Filming began in June 2019 in Dunlop, Ayrshire, which stood in for the fictional village of Kirkdarroch. Other filming locations included Culzean Country Park; Gateside Place in Kilbarchan, Cumbernauld House Park in Cumbernauld, North Lanarkshire; Irvine Beach and the Low Green Park in Irvine, North Ayrshire. It was directed by Lynsey Miller of Kilwinning, Ayrshire.

==Episodes==

| No. | Directed by | Written by | Original release date | U.K viewers (millions) |
| 1 | Lynsey Miller | Daisy Coulam | 10 January 2020 | 5.83 |
In the peaceful Scottish village of Kirkdarroch, fire breaks out one night at the home of Tom and Kate Kendrick. Their friends and neighbours, Jess Milner and police sergeant Steve, raise the alarm. Steve drags out Kate, who is already dead, but the three Kendrick children are padlocked in a room. Only Tom, the village GP, is pulled out unconscious but survives. It's discovered that all five were drugged before the fire and one of the girls had pine needles on her. CCTV shows Kate buying the padlock. It quickly emerges that the family was not as happy as it seemed. Kate was on antidepressants and had recently flipped her car while driving Jess and the children, and Jess and Tom were having an affair.
| 2 | Lynsey Miller | Daisy Coulam | 17 January 2020 | 5.26 |
The residents of Kirkdarroch come out in force for the funerals of the girls and Kate Kendrick. Tom gives the eulogy, but there is no mention of Kate. Kate has been cut out of all the photos with her daughters. Jess meets an old friend of Kate's - and is deeply shocked by what she discovers. As the village grieves, Jess wrestles with her part in the tragedy. The investigation takes a new turn when a witness comes forward, and the police home in on their prime suspect. Intimate secrets come to light.
| 3 | Lynsey Miller | Daisy Coulam | 24 January 2020 | 5.22 |
Steve is suspended for interfering with a witness. Armed with new evidence, the case looks cut and dried, but a new revelation raises doubt as the emotional ripple effects of the fire take their toll on those closest to the tragedy. Steve goes to his work-appointed counselling and a past conversation with Kate is revealed. As the truth begins to emerge, everyone questions their role in the tragedy.
| 4 | Lynsey Miller | Daisy Coulam | 31 January 2020 | 5.05 |
As the villagers try to rebuild their lives, they have to learn to be honest with themselves and each other. However, whether they ever get to the truth remains to be seen. Jess and Tom's mother go to the police to report his menacing and threatening behavior. Jess is determined to discover the truth about what happened on that night, while also mending her damaged relationship with her boyfriend Steve and helping his children face their sadness.

==Reception==
The first episode of Deadwater Fell received positive reviews from critics. David Craig of Radio Times gave it four out of five, calling it a "complex and fascinating mystery". He praised screenwriter Daisy Coulam for fleshing out the characters, particularly Kate Kendrick (Anna Madeley): "While Deadwater Fell might initially sound like another case of 'disposable woman' in the crime genre, writer Daisy Coulam deserves recognition for elevating the character of Kate above such a trope."
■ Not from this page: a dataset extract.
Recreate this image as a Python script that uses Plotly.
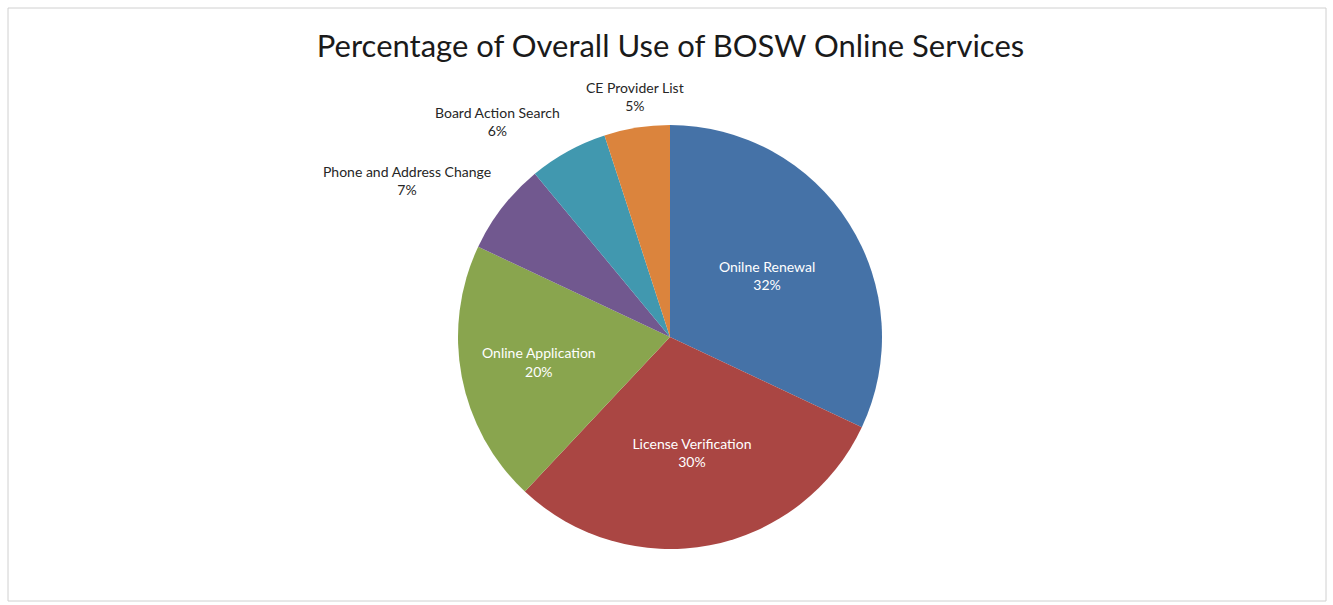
import math
import plotly.graph_objects as go

# Share of overall use per online service (percent)
services = [
    "Onilne Renewal",
    "License Verification",
    "Online Application",
    "Phone and Address Change",
    "Board Action Search",
    "CE Provider List",
]
shares = [32, 30, 20, 7, 6, 5]
slice_colors = ["#4572A7", "#AA4643", "#89A54E", "#71588F", "#4198AF", "#DB843D"]
# Large slices carry their label inside; small ones get an outside callout
inside = [True, True, True, False, False, False]

W, H = 1333, 605
cx, cy, r = 670, 337, 212
FONT = "Lato, Open Sans, sans-serif"
LABEL_SIZE = 14

fig = go.Figure(
    go.Pie(
        labels=services,
        values=shares,
        sort=False,
        direction="clockwise",
        rotation=0,
        marker=dict(colors=slice_colors, line=dict(width=0)),
        text=[f"{s}<br>{v}%" if ins else "" for s, v, ins in zip(services, shares, inside)],
        textinfo="text",
        textposition="inside",
        insidetextorientation="horizontal",
        textfont=dict(family=FONT, size=LABEL_SIZE, color="white"),
        showlegend=False,
        hoverinfo="label+percent",
        domain=dict(
            x=[(cx - r) / W, (cx + r) / W],
            y=[1 - (cy + r) / H, 1 - (cy - r) / H],
        ),
    )
)


def side(v, neg, mid, pos):
    if v < -0.3:
        return neg
    if v > 0.3:
        return pos
    return mid


# Outside callouts: anchored just beyond the rim on each slice's mid-angle,
# with the label box hanging away from the pie.
total = sum(shares)
cum = 0.0
annotations = []
for name, val, ins in zip(services, shares, inside):
    mid = (cum + val / 2) / total * 2 * math.pi
    cum += val
    if ins:
        continue
    sx, sy = math.sin(mid), -math.cos(mid)
    d = r + 12
    px, py = cx + d * sx, cy + d * sy
    annotations.append(
        dict(
            x=px / W,
            y=1 - py / H,
            xref="paper",
            yref="paper",
            xanchor=side(sx, "right", "center", "left"),
            yanchor=side(sy, "bottom", "middle", "top"),
            showarrow=False,
            align="center",
            text=f"{name}<br>{val}%",
            font=dict(family=FONT, size=LABEL_SIZE, color="#262626"),
        )
    )

fig.update_layout(
    width=W,
    height=H,
    margin=dict(l=0, r=0, t=0, b=0),
    paper_bgcolor="white",
    title=dict(
        text="Percentage of Overall Use of BOSW Online Services",
        x=0.503,
        xanchor="center",
        y=1 - 46 / H,
        yanchor="middle",
        font=dict(family=FONT, size=31, color="#1a1a1a"),
    ),
    annotations=annotations,
    shapes=[
        dict(
            type="rect",
            xref="paper",
            yref="paper",
            x0=8 / W,
            x1=1326 / W,
            y0=1 - 601 / H,
            y1=1 - 8 / H,
            line=dict(color="#d0d0d0", width=1),
        )
    ],
)

fig.write_html("out.html")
Lucy Mangan of The Guardian likewise rated it four out of five, comparing it positively to Broadchurch: "Whether it will catch the public imagination like Broadchurch did is anybody's guess. It feels far more solidly engineered, easily as convincing in its portrait of a small community suddenly shattered by an awful event, and it elicits more emotional investment from the off. I'm finding it an irresistible treat, but these things are essentially alchemical and unpredictable. Broadchurch with freckles – think of it like that if it'll help. Come on in; the Deadwaters lovely."